China is keen to harness new sources of energy to maintain the pace of the country's spectacular economic growth, much of which has been focused on the area around Shanghai. The government wants to expand the use of natural gas, which now accounts for only 2% of the country's power needs. By 2010, this proportion is expected to triple.
Along with the expected doubling of oil imports over the next decade, this creates huge business opportunities for western firms, who have taken major stakes in their Chinese counterparts. Having secured the latest deal after just a year of negotiations - short by Chinese standards - Shell is seen as being well ahead of its main rivals, BP and Exxon.
A Shell spokeswoman said the deal to exploit the 22,000 square mile Xihu Trough field was hugely important for the group. "China is one of the biggest markets in the world for natural gas and growing and it will require a number of large sources to satisfy it.
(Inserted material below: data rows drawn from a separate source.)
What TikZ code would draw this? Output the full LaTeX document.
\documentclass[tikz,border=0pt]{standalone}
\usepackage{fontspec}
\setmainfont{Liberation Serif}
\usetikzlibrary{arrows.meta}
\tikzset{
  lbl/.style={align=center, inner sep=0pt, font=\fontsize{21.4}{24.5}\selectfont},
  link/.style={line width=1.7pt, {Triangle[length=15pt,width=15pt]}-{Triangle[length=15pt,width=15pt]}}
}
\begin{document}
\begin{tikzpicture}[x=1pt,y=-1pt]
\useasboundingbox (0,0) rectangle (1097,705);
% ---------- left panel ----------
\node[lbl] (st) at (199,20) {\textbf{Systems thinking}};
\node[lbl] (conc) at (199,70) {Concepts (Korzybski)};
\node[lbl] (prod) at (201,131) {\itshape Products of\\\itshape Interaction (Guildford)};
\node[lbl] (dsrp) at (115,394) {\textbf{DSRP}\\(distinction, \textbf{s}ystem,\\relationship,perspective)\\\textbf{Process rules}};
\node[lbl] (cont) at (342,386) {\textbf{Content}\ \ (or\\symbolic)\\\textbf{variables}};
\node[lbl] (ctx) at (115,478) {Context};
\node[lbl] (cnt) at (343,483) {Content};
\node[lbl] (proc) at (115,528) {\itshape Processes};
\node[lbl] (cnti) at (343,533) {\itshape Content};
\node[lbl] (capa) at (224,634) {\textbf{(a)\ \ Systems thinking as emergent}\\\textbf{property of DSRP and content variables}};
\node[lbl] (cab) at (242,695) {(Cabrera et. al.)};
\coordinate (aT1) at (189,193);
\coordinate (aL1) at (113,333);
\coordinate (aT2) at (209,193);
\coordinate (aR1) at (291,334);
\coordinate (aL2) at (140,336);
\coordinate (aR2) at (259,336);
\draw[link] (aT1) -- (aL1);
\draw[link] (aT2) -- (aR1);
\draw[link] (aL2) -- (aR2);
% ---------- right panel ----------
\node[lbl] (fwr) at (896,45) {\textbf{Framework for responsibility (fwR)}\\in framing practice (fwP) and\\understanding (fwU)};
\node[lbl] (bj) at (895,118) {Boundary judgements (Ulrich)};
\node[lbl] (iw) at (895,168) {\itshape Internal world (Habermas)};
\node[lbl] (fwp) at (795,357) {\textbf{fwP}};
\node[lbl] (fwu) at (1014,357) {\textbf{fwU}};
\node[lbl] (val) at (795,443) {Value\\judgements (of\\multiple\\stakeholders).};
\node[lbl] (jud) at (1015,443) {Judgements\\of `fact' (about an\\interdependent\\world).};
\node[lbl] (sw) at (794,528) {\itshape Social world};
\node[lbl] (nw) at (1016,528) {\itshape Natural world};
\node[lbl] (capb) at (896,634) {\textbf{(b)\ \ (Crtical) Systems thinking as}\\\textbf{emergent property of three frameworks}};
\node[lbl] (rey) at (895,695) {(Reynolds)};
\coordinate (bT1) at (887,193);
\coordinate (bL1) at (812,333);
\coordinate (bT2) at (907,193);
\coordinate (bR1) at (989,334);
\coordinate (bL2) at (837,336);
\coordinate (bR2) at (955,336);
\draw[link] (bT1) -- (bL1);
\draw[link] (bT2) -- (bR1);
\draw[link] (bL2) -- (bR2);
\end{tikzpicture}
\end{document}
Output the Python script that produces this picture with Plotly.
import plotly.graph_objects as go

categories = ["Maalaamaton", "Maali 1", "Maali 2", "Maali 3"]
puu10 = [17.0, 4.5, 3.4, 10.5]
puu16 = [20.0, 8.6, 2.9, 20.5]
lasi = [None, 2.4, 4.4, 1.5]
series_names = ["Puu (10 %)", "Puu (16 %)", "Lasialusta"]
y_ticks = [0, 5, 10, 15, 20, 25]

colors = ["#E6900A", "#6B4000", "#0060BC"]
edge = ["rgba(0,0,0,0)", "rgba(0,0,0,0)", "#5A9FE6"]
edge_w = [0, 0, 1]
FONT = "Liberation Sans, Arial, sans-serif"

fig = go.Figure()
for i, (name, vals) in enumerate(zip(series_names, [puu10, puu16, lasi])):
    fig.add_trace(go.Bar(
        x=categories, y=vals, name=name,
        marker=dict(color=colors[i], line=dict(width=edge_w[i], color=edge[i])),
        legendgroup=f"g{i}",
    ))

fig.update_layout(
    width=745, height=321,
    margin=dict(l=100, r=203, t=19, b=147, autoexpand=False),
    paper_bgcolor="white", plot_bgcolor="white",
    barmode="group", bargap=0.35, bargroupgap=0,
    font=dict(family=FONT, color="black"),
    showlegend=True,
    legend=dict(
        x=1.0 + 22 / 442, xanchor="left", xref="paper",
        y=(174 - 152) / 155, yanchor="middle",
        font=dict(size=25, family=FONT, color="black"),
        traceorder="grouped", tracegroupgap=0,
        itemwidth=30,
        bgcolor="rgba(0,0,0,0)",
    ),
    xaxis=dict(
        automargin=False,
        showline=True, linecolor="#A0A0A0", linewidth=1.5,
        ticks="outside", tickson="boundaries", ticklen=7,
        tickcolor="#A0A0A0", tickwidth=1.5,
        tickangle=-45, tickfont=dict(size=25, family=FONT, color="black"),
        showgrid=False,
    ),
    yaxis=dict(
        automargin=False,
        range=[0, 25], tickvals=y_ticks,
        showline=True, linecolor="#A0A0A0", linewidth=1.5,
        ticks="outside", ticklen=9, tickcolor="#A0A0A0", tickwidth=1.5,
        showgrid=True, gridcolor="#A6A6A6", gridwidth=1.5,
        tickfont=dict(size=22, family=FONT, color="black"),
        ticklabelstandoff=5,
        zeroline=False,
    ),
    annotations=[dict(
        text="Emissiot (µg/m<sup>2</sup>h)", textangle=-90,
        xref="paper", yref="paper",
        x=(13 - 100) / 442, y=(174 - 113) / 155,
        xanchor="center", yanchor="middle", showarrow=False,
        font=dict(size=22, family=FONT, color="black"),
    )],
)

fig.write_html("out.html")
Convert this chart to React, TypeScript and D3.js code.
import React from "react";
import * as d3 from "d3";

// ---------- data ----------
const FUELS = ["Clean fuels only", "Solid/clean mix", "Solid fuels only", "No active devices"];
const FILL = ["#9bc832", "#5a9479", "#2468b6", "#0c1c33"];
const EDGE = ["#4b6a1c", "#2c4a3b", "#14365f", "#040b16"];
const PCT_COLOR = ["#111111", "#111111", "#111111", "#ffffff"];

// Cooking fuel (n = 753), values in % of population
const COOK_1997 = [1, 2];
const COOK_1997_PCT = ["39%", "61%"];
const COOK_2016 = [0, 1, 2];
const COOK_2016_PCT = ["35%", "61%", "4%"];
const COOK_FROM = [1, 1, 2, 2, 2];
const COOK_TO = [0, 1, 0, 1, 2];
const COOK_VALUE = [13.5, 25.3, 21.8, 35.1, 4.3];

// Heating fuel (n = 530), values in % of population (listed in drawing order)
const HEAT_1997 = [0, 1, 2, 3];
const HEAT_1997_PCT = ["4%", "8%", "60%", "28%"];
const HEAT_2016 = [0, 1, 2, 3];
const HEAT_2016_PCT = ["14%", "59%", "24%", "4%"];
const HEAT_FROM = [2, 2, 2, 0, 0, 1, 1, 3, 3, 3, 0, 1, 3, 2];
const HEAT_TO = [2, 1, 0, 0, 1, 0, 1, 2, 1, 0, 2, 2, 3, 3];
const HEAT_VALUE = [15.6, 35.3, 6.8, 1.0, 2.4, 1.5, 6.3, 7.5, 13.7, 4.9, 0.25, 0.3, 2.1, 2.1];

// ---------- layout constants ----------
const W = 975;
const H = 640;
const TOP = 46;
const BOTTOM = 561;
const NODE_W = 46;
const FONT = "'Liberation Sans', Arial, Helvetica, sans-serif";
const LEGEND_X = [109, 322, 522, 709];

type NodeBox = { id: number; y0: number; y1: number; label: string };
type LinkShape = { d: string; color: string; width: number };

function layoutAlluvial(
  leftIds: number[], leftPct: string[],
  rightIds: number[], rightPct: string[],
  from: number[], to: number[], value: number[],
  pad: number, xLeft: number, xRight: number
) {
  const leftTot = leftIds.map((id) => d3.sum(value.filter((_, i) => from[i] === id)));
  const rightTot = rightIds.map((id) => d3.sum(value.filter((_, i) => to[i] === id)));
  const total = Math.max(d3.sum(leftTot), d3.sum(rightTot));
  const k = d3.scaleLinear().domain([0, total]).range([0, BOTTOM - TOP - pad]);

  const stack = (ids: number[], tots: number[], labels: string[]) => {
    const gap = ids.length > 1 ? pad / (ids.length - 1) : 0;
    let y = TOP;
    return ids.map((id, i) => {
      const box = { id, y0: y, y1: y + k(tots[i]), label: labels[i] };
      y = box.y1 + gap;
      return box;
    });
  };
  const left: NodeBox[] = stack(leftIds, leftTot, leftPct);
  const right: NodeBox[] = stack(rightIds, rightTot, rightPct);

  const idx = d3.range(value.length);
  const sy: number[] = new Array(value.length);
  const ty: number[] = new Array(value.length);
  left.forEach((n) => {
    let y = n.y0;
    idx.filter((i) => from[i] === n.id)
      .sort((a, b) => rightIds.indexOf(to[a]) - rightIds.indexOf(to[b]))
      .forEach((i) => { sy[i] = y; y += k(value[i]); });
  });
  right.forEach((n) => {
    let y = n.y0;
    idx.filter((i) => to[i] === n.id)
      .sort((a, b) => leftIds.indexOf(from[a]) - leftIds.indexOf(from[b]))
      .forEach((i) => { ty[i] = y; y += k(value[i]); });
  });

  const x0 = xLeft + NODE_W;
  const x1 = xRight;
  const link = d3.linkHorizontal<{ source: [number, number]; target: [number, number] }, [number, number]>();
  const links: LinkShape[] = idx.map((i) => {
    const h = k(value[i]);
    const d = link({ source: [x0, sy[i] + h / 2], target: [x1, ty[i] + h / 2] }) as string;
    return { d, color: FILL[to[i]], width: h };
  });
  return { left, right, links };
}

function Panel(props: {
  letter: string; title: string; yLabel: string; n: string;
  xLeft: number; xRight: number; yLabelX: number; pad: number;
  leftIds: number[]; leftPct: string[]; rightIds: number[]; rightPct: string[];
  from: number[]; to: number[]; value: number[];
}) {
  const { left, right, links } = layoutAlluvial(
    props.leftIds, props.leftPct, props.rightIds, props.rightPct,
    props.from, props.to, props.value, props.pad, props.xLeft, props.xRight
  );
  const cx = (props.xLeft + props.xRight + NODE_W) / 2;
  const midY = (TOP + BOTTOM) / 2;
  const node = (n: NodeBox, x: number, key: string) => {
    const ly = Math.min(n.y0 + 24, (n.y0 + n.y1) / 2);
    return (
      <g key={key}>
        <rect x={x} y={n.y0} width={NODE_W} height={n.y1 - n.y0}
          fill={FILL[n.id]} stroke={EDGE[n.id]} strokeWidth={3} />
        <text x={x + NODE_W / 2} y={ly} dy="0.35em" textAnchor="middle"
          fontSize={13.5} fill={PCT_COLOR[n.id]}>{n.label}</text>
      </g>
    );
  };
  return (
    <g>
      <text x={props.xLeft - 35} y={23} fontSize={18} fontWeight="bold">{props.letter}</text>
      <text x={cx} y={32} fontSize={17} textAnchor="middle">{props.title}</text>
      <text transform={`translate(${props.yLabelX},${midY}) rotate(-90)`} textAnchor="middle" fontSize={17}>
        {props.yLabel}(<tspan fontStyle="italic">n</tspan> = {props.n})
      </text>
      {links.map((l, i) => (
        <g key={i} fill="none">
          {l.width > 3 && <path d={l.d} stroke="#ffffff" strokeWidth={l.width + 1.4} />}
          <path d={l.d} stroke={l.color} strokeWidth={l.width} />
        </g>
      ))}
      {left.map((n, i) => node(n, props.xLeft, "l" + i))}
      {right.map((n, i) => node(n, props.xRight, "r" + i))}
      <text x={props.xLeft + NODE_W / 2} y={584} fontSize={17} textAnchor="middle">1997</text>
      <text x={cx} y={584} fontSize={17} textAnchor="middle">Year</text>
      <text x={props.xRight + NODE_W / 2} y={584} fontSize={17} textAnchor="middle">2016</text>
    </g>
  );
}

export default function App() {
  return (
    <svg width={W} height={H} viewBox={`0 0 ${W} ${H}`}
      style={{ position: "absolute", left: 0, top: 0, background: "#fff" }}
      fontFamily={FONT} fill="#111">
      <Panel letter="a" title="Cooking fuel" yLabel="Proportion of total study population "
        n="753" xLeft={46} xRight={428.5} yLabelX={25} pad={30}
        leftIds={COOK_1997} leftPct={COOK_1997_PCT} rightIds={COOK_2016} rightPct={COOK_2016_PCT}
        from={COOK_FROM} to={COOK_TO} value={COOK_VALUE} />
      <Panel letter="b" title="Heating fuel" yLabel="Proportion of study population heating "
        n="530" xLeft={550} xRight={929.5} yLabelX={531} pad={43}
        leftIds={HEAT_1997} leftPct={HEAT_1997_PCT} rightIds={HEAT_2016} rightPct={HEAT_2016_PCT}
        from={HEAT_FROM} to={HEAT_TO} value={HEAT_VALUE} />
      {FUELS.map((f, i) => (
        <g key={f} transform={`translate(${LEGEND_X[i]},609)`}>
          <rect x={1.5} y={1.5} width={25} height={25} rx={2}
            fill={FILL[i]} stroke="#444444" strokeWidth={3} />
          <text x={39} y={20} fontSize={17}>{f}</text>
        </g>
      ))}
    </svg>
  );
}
This deal ensures we shall have access to that market."
The company's position looks likely to strengthen further with a move into the retail market. According to its domestic partner Sinopec, the government has granted preliminary approval for Shell to set up a three-year trial of 500 petrol stations in Jiangsu province.
If confirmed, the breakthrough would put Shell in a enviable position to cash in on China's promise to the World Trade Organisation in 2001 that it would open up its retail sector within three years. The number of cars in China has doubled in the past three years to pass the 10m mark. Double-digit growth in the number of vehicles on the roads is expected to continue until the end of the decade, which will make the petrol business a lot more attractive.
But not everything is going Shell's way in China. The firm's hopes to secure a stake in the country's biggest energy infrastructure project - the $18bn, 4,000km gas pipeline from Xinjiang in the east to Shanghai in the west - hit a snag earlier this month, apparently over the level of profit guarantees.